Welcome to my world where marketing a great product  is a struggle.

Here are just a few reasons why, with more to come in future posts:

1. The ‘point of sale’ is often at a synagogue Hebrew school, where we present options for further Jewish education. Need I say more?

For these 7th grade students, they’re in a year bursting with Bar/t Mitzvah invitations and parties.  Peeking over the horizon they can see the glimmering opportunity to be ‘outta here’ (as some  parents have promised them)…well, you get the point.

2. If students decide to come on board in 8th grade, it might be because they feel compelled  (internally or externally) to continue their Jewish education.  The choice to attend a community school could mean there were either no appealing options for further education at the synagogue (which may or may not have Confirmation Programs ending in 10th grade) or this student is really, really motivated.  Synagogues who have their own Confirmation programs  work very hard to keep their students there.  More about Confirmation programs later.

3. The ‘product’ we’re offering is impossible to explain to these students.  It’s like describing what college is like to a high schooler. You just don’t get it until you go.  Which is precisely why so many colleges have figured this one out a long time ago and created pre-college programs for 11th graders. The ‘try it, you’ll like it’ programming through free visits and orientations works.

4. Aha! you say, what about Orientations and Open Houses?  These programs do help when conducted at our school sites and both programs capitalize on the fact that potential students need to experience how great it is to sit in on classes, feel the ‘vibe’ at break time, have Q & A opportunities (mostly questions related to their fear of  ‘fitting this in’ ), and meet tons of teens who have made the choice to continue and are obviously happy.

5.The difficulty is getting the word out about these options. Synagogues that have their own programs can’t promote it. There are no advertising dollars to spend. Federations, straddling both the synagogue and communal worlds, can’t really get in the middle of this either.

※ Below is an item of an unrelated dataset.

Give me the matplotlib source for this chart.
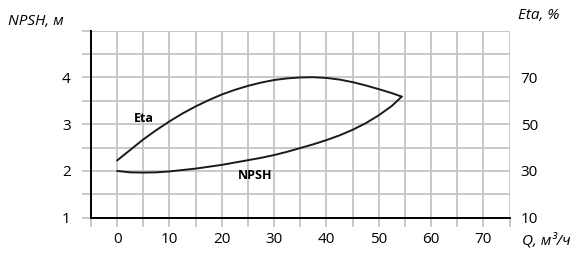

6. Back to Confirmation programs, instituted as a life cycle ritual by synagogues to retain students after the infamous Bar/t Mitzvah drop-off year…all with good intentions.  What’s happened though, is that the end point has just been moved up, but it’s rare at that point for students to continue to 11th and 12th grade (for exceptions, read here).  Yet, that is exactly the time when teens are ready to engage in Judaism with some maturity, insight, intellectual rigor and curiosity.

7. When these students think that they’ve gone beyond all expectations in continuing even to this point, up to Confirmation…..imagine how hard it is to ask them to sign on for two more years?  This is also precisely the time when they are also at their busiest, participating in gobs of outside activities and prepping for college.

More school anyone? How about on a Sunday morning?

Yet, we’re doing quite well despite the above. Go figure.

I believe in what we have to offer–strongly–and as a result, marketing and promotion have become part of my job.

Imagine what impact we could have if we didn’t have such an uphill struggle.

How would you deal with any of these challenges? I’d love to hear suggestions, ideas, or expert marketing advice.